### SUPPLIED INFORMATION

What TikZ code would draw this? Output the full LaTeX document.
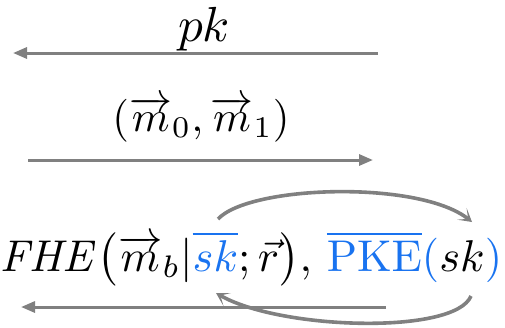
\documentclass[tikz,border=0pt]{standalone}
\usepackage{amsmath}
\usetikzlibrary{arrows.meta}
\definecolor{arr}{RGB}{128,128,128}
\definecolor{kblue}{RGB}{25,115,240}
\begin{document}
\begin{tikzpicture}[x=1pt,y=-1pt,
  msg/.style={draw=arr, line width=3pt, -{Triangle[length=14pt,width=11pt]}},
  loop/.style={draw=arr, line width=3.6pt, -{Stealth[length=13pt,width=15pt,inset=8pt]}},
  lbl/.style={inner sep=0pt, anchor=base}]
\useasboundingbox (0,0) rectangle (505,327);
% labels
\node[lbl] (pk) at (204,41) {\resizebox{52pt}{!}{$pk$}};
\node[lbl] (mm) at (201,131) {\resizebox{177pt}{!}{$(\overrightarrow{m}_0,\overrightarrow{m}_1)$}};
\node[lbl] (fhe) at (251,271) {\resizebox{502pt}{!}{$\mathit{FHE}\bigl(\overrightarrow{m}_b|\textcolor{kblue}{\overline{sk}};\vec{r}\bigr),\,\textcolor{kblue}{\overline{\mathrm{PKE}}(}sk\textcolor{kblue}{)}$}};
% message arrows
\coordinate (a1s) at (378,53);
\coordinate (a1e) at (13,53);
\coordinate (a2s) at (28,160);
\coordinate (a2e) at (373,160);
\coordinate (a3s) at (386,307);
\coordinate (a3e) at (21,307);
\draw[msg] (a1s) -- (a1e);
\draw[msg] (a2s) -- (a2e);
\draw[msg] (a3s) -- (a3e);
% loop arrows
\coordinate (c1s) at (218,219);
\coordinate (c1e) at (472,222);
\coordinate (c2s) at (471,296);
\coordinate (c2e) at (216,293);
\draw[loop] (c1s) .. controls (250,185) and (420,180) .. (c1e);
\draw[loop] (c2s) .. controls (455,335) and (280,330) .. (c2e);
\end{tikzpicture}
\end{document}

### WHAT TO DO
Find each line holding the word "draw" and copy it.

### ANSWER TO THE PROBLEM
What TikZ code would draw this? Output the full LaTeX document.
  msg/.style={draw=arr, line width=3pt, -{Triangle[length=14pt,width=11pt]}},
  loop/.style={draw=arr, line width=3.6pt, -{Stealth[length=13pt,width=15pt,inset=8pt]}},
\draw[msg] (a1s) -- (a1e);
\draw[msg] (a2s) -- (a2e);
\draw[msg] (a3s) -- (a3e);
\draw[loop] (c1s) .. controls (250,185) and (420,180) .. (c1e);
\draw[loop] (c2s) .. controls (455,335) and (280,330) .. (c2e);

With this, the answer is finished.